If I'm sick of something, I don't quit, I change direction.

[–] CoderKat@lemm.ee 1 points 1 year ago

"Don't be a quitter" is something that makes sense if you're in the middle of a board game or the likes. It definitely shouldn't be applied to big things like jobs or relationships.

[–] limestoned@lemm.ee 20 points 1 year ago

Absolutely! Strategic quitting is an option that people don’t use enough. Definitely improved my quality of life!

[–] kafa@lemmy.ml 9 points 1 year ago (1 children)

as everything this has contexts in which is valuable and contests in which it's not

don't quit because you're demoralised. don't quit because you're tired. don't quit because it's hard.
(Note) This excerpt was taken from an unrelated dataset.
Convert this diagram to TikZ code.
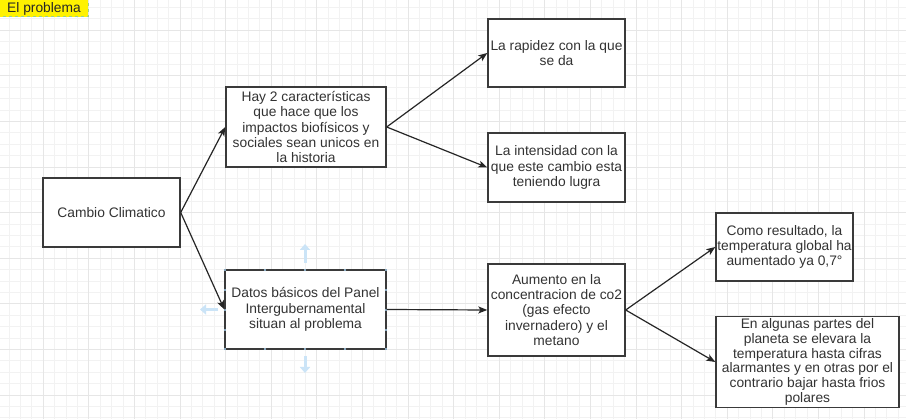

if your first natural response to adversities is flying instead of fighting, it's telling you to fight, because you are likely the only person losing when flying.

it's not about never change your mind. never critically think what's the situation and if it's still worth it.

or check up with yourself and see if that's still what you want.

after all leaving a situation you don't want anymore, it's not quitting, it's moving on

it seems just semantics, it's about knowing yourself and being honest with yourself.

nothing is black or white

[–] jrs100000@lemmy.world 10 points 1 year ago

You dont have to keep going if you are tired and demoralized either. You dont owe pain and suffering and missed opportunities to your past self. You can quit any time you want for any reason or no reason at all, just be prepared to accept the consequences.

[–] pineapplelover@lemm.ee 8 points 1 year ago

They told me to not quit. So I'm still a crack addict.